During a recent online briefing, Hans Henri P. Kluge, World Health Organization (WHO; Geneva, Switzerland) regional director for Europe, argues on behalf of himself and the WHO regional directors for the Western Pacific and Africa that countries need to collaborate, acting in solidarity to develop national responses that will not conflict with one another. And Nicholas Mulder, a political and economic historian at Cornell University (Ithaca, New York), highlights that because ventilator assembly is complex and has steep sanitary requirements, the ventilator "shortage cannot be solved within national borders." Andrew Winston—coauthor of Green to Gold: How Smart Companies Use Environmental Strategy to Innovate, Create Value, and Build a Competitive Advantage—says that the pandemic should lead to a more global outlook, explaining that "pure nationalism is frankly dangerous in the face of borderless issues like climate change, resource overuse, and, yes, pandemics. On some level, we're only as strong as our weakest immune systems."

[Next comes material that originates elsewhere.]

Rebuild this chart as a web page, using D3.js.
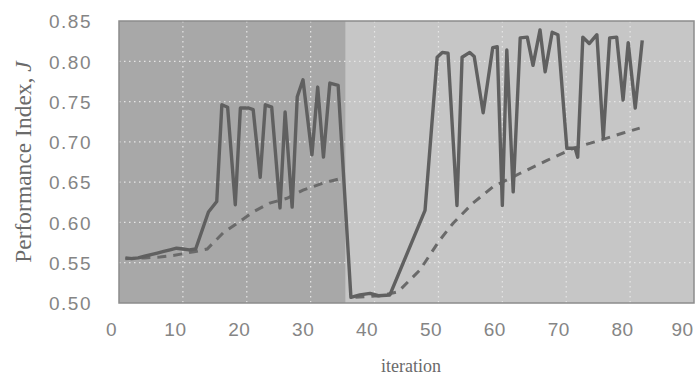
<!DOCTYPE html>
<html>
<head>
<meta charset="utf-8">
<script src="https://cdn.jsdelivr.net/npm/d3@7"></script>
<style>
  body { margin: 0; background: #fff; }
  svg { display: block; }
</style>
</head>
<body>
<svg id="chart"></svg>
<script>
// iteration / value pairs (vertices of the solid trace)
const solidIter = [1, 2, 3, 4, 5, 6, 7, 8, 9, 10, 11, 12, 14, 15.3,
  16.1, 17, 18.2, 19, 20.3, 21, 22.1, 22.9, 23.9, 25.2, 26, 27.1, 27.9, 28.8,
  30.2, 31.1, 32, 33, 34.3, 36.3, 37.7, 39.3, 40.6, 42.4, 47.9, 49.8, 50.6,
  51.5, 52.9, 53.7, 54.9, 55.6, 57, 58.5, 59.2, 60, 60.7, 61.7, 62.8, 63.9,
  64.8, 65.9, 66.7, 67.8, 68.7, 70.1, 71.4, 71.8, 72.6, 73.6, 74.8, 75.8,
  76.8, 77.9, 78.9, 79.7, 80.8, 81.9];
const solidVal = [0.556, 0.555, 0.556, 0.558, 0.560, 0.562, 0.564, 0.566, 0.568, 0.567, 0.566, 0.567, 0.613, 0.626,
  0.746, 0.743, 0.622, 0.742, 0.742, 0.740, 0.656, 0.746, 0.743, 0.618, 0.737, 0.619, 0.756, 0.777,
  0.684, 0.768, 0.681, 0.773, 0.770, 0.507, 0.510, 0.512, 0.509, 0.510, 0.615, 0.805, 0.811,
  0.810, 0.621, 0.805, 0.811, 0.806, 0.736, 0.817, 0.818, 0.621, 0.814, 0.638, 0.829, 0.830,
  0.795, 0.839, 0.787, 0.836, 0.833, 0.692, 0.692, 0.681, 0.830, 0.822, 0.833, 0.705,
  0.829, 0.830, 0.752, 0.823, 0.742, 0.826];

// dashed trace (running average), two separate runs
const dashRun1Iter = [1, 4, 6.4, 8.5, 10.6, 12, 13.8, 16.3, 18.5, 21, 23.6, 26.3, 28.8, 32, 35];
const dashRun1Val = [0.555, 0.556, 0.557, 0.559, 0.562, 0.564, 0.567, 0.587, 0.599, 0.613, 0.624, 0.630, 0.640, 0.649, 0.655];
const dashRun2Iter = [37, 41, 43.7, 47.1, 50.2, 52.3, 55.4, 58.5, 62.8, 67, 71.1, 75.3, 78.9, 81.5];
const dashRun2Val = [0.507, 0.509, 0.514, 0.541, 0.578, 0.599, 0.624, 0.644, 0.661, 0.677, 0.692, 0.702, 0.711, 0.717];

// shaded phases of the run
const phaseStart = [0, 35.5];
const phaseEnd = [35.5, 90];
const phaseFill = ['#a8a8a8', '#c6c6c6'];

const xTicks = [0, 10, 20, 30, 40, 50, 60, 70, 80, 90];
const yTicks = [0.50, 0.55, 0.60, 0.65, 0.70, 0.75, 0.80, 0.85];

const width = 696, height = 379;
const margin = { top: 21, right: 2, bottom: 76, left: 119 };
const w = width - margin.left - margin.right;
const h = height - margin.top - margin.bottom;

const svg = d3.select('#chart')
    .attr('width', width)
    .attr('height', height);

const g = svg.append('g')
    .attr('transform', `translate(${margin.left},${margin.top})`);

const x = d3.scaleLinear().domain([0, 90]).range([0, w]);
const y = d3.scaleLinear().domain([0.50, 0.85]).range([h, 0]);

// background phases
g.selectAll('rect.phase')
  .data(phaseStart)
  .enter()
  .append('rect')
  .attr('class', 'phase')
  .attr('x', d => x(d))
  .attr('y', 0)
  .attr('width', (d, i) => x(phaseEnd[i]) - x(d))
  .attr('height', h)
  .attr('fill', (d, i) => phaseFill[i]);

// dotted white grid
g.selectAll('line.vgrid')
  .data(xTicks.slice(1, -1))
  .enter()
  .append('line')
  .attr('x1', d => x(d)).attr('x2', d => x(d))
  .attr('y1', 0).attr('y2', h)
  .attr('stroke', '#e6e6e6')
  .attr('stroke-width', 1.2)
  .attr('stroke-dasharray', '1.5,3.5');

g.selectAll('line.hgrid')
  .data(yTicks.slice(1, -1))
  .enter()
  .append('line')
  .attr('x1', 0).attr('x2', w)
  .attr('y1', d => y(d)).attr('y2', d => y(d))
  .attr('stroke', '#e6e6e6')
  .attr('stroke-width', 1.2)
  .attr('stroke-dasharray', '1.5,3.5');

// frame
g.append('rect')
  .attr('width', w)
  .attr('height', h)
  .attr('fill', 'none')
  .attr('stroke', '#8c8c8c')
  .attr('stroke-width', 1.5);

const line = d3.line()
    .x(d => x(d[0]))
    .y(d => y(d[1]));

const solid = solidIter.map((d, i) => [d, solidVal[i]]);
const dash1 = dashRun1Iter.map((d, i) => [d, dashRun1Val[i]]);
const dash2 = dashRun2Iter.map((d, i) => [d, dashRun2Val[i]]);

[dash1, dash2].forEach(run => {
  g.append('path')
    .datum(run)
    .attr('d', line)
    .attr('fill', 'none')
    .attr('stroke', '#6a6a6a')
    .attr('stroke-width', 3)
    .attr('stroke-dasharray', '9,7');
});

g.append('path')
  .datum(solid)
  .attr('d', line)
  .attr('fill', 'none')
  .attr('stroke', '#606060')
  .attr('stroke-width', 3.4)
  .attr('stroke-linejoin', 'round');

// axes (labels only, no tick marks)
const xAxis = d3.axisBottom(x).tickValues(xTicks).tickSize(0).tickPadding(20).tickFormat(d3.format('d'));
const yAxis = d3.axisLeft(y).tickValues(yTicks).tickSize(0).tickPadding(27).tickFormat(d3.format('.2f'));

const xAxisG = g.append('g')
    .attr('transform', `translate(0,${h})`)
    .call(xAxis);
const yAxisG = g.append('g').call(yAxis);

[xAxisG, yAxisG].forEach(a => {
  a.select('.domain').remove();
  a.selectAll('text')
    .style('font-family', '"Liberation Sans", Arial, sans-serif')
    .style('font-size', '19px')
    .attr('fill', '#858585');
});
yAxisG.selectAll('text').style('letter-spacing', '1.5px').attr('dy', '0.36em');
// last label sits against the right edge, nudge it in a bit more
xAxisG.selectAll('text').style('letter-spacing', '0.5px').attr('dx', d => d === 90 ? -12 : -8);

// axis titles
svg.append('text')
   .attr('x', 411)
   .attr('y', 372)
   .attr('text-anchor', 'middle')
   .style('font-family', '"Liberation Serif", "Times New Roman", serif')
   .style('font-size', '18px')
   .attr('fill', '#6a6a6a')
   .text('iteration');

const yt = svg.append('text')
   .attr('transform', `translate(31,${margin.top + h / 2}) rotate(-90)`)
   .attr('text-anchor', 'middle')
   .style('font-family', '"Liberation Serif", "Times New Roman", serif')
   .style('font-size', '23.5px')
   .attr('fill', '#6a6a6a');
yt.append('tspan').text('Performance Index, ');
yt.append('tspan').style('font-style', 'italic').text('J');
</script>
</body>
</html>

In contrast, Harold James, professor of history and international affairs at Princeton University (Princeton, New Jersey), states that "the omnipresence of such mass-scale threats, and the uncertainty and fear that accompany them, lead to new behaviors and beliefs," making people "less willing to engage with anything that seems foreign or strange." Industries also experience this effect. For example, international car shows were becoming less attractive to automotive-industry players even before the covid-19 pandemic, but carmakers are now accelerating the move to alternative promotional strategies such as using social media. Meanwhile, the travel industry has become a clear victim of the pandemic. Many analysts also foresee potential developments that will reverse the globalization of past decades. A German think tank recently developed scenarios about the pandemic's national and regional effects. In one scenario, national interests trump global considerations. In another scenario, local economies are thriving as a result of diminishing connectivity with other regions. In a sign of the potential prioritization of regional interests, the governors of several US states have introduced legislation that requires people who arrive from other states to self-quarantine.